» DATA
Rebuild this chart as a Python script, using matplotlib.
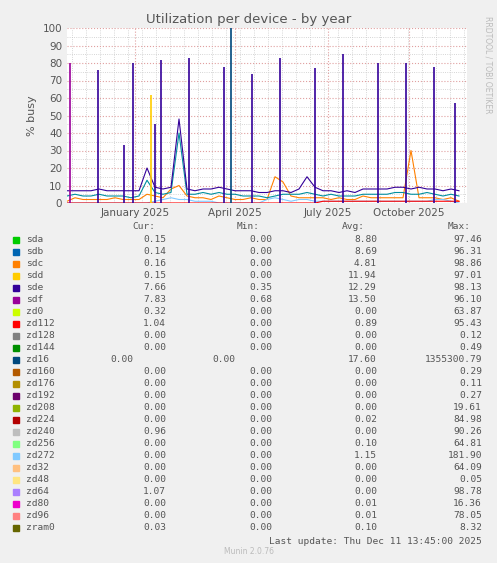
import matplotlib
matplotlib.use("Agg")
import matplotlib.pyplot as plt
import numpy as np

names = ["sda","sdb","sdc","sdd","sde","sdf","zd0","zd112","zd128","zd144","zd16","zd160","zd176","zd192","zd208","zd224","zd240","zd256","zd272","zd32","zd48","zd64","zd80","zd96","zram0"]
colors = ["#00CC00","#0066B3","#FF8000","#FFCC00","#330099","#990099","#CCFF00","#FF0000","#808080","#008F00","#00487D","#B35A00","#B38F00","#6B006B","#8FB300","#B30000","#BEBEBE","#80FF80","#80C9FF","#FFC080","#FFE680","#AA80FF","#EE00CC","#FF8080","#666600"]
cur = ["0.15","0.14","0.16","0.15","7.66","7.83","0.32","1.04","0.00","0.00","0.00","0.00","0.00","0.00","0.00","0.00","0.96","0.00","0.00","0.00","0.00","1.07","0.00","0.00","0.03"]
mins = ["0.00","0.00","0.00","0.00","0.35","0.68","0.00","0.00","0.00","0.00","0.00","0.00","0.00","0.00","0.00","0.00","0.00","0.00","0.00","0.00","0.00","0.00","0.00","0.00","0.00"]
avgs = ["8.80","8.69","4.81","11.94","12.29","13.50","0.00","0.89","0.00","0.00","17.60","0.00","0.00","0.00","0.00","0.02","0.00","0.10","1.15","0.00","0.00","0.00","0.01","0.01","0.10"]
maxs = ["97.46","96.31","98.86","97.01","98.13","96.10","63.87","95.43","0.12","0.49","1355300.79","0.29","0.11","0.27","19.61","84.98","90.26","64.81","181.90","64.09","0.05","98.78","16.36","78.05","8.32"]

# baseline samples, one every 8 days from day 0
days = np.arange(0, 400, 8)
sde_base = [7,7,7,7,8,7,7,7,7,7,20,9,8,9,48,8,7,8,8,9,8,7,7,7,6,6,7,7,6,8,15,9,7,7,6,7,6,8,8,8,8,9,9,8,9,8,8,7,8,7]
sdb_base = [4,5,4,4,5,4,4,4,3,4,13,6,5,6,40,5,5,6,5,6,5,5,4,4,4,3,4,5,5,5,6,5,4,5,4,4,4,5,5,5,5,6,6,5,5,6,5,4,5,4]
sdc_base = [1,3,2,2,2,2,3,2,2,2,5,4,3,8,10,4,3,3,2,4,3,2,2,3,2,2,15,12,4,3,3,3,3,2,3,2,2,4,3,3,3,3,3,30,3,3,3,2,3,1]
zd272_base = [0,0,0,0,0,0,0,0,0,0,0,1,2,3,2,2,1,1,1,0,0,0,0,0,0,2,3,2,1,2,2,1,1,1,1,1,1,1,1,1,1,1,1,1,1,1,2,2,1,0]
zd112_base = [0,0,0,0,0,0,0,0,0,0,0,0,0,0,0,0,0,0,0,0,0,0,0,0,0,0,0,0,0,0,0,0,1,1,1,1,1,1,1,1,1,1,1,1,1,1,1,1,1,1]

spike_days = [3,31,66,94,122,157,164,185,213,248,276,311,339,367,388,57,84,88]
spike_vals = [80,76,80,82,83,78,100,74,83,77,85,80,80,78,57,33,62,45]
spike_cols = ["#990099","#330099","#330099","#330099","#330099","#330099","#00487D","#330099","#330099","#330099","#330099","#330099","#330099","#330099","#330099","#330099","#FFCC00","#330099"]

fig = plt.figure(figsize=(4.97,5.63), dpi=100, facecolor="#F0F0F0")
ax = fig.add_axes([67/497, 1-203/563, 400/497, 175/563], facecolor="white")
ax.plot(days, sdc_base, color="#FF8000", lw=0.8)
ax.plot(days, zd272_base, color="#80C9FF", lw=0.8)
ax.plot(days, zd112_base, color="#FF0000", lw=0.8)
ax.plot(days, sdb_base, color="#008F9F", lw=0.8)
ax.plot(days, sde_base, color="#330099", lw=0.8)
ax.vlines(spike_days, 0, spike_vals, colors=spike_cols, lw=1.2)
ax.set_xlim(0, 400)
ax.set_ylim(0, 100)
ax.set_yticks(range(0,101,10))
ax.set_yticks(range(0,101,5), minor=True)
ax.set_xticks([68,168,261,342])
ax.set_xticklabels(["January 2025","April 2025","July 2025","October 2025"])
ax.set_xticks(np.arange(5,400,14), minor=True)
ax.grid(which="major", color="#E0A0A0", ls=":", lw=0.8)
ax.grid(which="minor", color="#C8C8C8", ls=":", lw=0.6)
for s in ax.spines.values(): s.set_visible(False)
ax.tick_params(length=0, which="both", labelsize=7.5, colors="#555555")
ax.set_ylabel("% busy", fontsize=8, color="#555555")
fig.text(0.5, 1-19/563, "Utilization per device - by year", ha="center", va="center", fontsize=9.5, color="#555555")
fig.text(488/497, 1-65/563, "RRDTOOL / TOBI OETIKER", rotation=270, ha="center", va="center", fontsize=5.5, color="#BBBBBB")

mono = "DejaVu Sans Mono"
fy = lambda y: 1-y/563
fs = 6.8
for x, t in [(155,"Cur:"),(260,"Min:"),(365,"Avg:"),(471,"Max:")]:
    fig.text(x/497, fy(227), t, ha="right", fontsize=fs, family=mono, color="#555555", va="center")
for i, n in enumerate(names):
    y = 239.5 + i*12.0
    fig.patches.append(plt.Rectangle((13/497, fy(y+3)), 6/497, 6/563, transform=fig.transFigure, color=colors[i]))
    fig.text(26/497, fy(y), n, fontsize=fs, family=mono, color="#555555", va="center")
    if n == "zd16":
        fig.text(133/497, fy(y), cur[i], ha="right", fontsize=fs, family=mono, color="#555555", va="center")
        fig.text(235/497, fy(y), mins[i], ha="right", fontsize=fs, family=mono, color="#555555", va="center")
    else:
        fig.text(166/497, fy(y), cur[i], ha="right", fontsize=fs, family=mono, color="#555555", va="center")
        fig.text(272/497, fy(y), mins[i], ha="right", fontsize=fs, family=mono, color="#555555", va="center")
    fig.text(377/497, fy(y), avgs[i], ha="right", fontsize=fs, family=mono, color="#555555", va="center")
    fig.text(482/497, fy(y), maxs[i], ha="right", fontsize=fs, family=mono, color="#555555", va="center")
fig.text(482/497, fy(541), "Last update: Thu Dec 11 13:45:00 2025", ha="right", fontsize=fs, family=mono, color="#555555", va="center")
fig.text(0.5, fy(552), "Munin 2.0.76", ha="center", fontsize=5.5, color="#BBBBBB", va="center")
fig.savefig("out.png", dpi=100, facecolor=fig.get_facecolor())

» WORK TO COMPLETE
Print, exactly as written, the lines above from the first one to the one containing "import numpy as np". Leave out pictures.

» TASK SOLUTION
Rebuild this chart as a Python script, using matplotlib.
import matplotlib
matplotlib.use("Agg")
import matplotlib.pyplot as plt
import numpy as np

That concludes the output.